In general the problem you mention is mainly due to the data blocks
filling the file system. In DualFS case you have the choice of selecting
different sizes for the MD and Data volume. When Data volume gets full
the GC will have a problem but the MD device will not have a problem.
It is my understanding that most of the GC problem you mention is
due to the filling of the FS with data and the result is a MD operation
being disrupted by the filling of the FS with data blocks. As about the
performance impact on solving this problem, as you mentioned all
journal FSs will have this problem, I am sure that DualFS performance
impact will be less than others at least due to using only one MD
write instead of 2.
You seem to make the usual mistakes when people start to think about
this problem. But I could misinterpret you, so let me paraphrase your
mail in questions and answer what I believe you said.
Q: Are journaling filesystems identical to log-structured filesystems?
Not quite. Journaling filesystems usually have a very small journal (or
log, same thing) and only store the information necessary for atomic
transactions in the journal. Not sure what a "journal FS" is, but the
name seems closer to a journaling filesystem.
Q: DualFS seperates Data and Metadata. Does that make a difference?
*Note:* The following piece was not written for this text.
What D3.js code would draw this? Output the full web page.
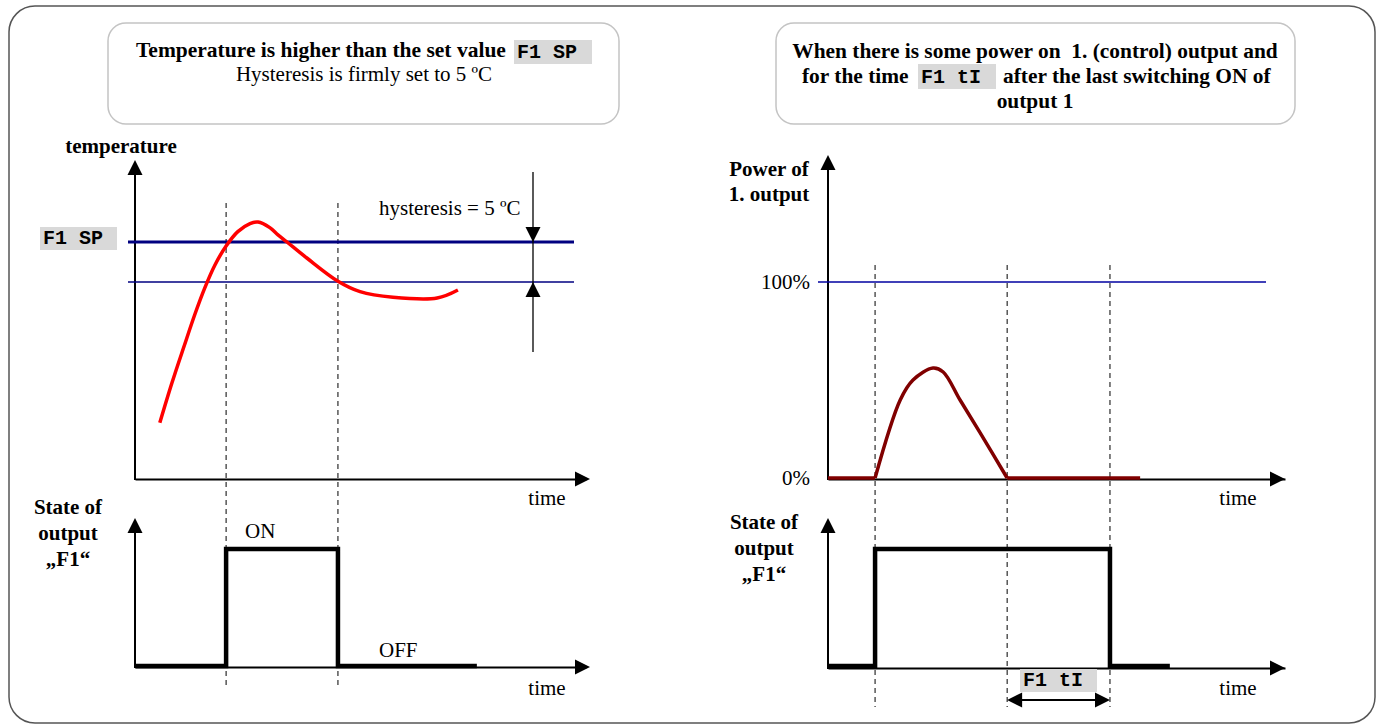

Not really. What I called "data" in my previous mail is a
log-structured filesystems view of data. DualFS stored file content
seperately, so from an lfs view, that doesn't even exist. But directory
content exists and behaves just like file content wrt. the deadlock
problem. Any data or metadata that cannot be GC'd by simply copying but
requires writing further information like indirect blocks, B-Tree nodes,
etc. will cause the problem.
Q: If the user simply reserves some extra space, does the problem go
away?
Definitely not. It will be harder to hit, but a rare deadlock is still
a deadlock. Again, this is only concerned with the log-structured part
of DualFS, so we can ignore the Data volume.
When data is spread perfectly across all segments, the best segment one
can pick for GC is just as bad as the worst. So let us take some
examples. If 50% of the lfs is free, you can pick a 50% segment for GC.
Writing every single block in it may require writing one additional
indirect block, so GC is required to write out a 100% segment. It
doesn't make any progress at 50% (in a worst case scenario) and could
deadlock if less than 50% were free.
If, however, GC has to write out a singly and a doubly indirect block,
67% of the lfs need to be free. In general, if the maximum height of
your tree is N, you need (N-1)/N * 100% free space. Most people refer
to that as "too much".
If you have less free space, the filesystem will work just fine "most of
the time". That is nice and cool, but it won't help your rare user that
happens to hit the rare deadlock. Any lfs needs a strategy to prevent
this deadlock for good, not just make it mildly unlikely.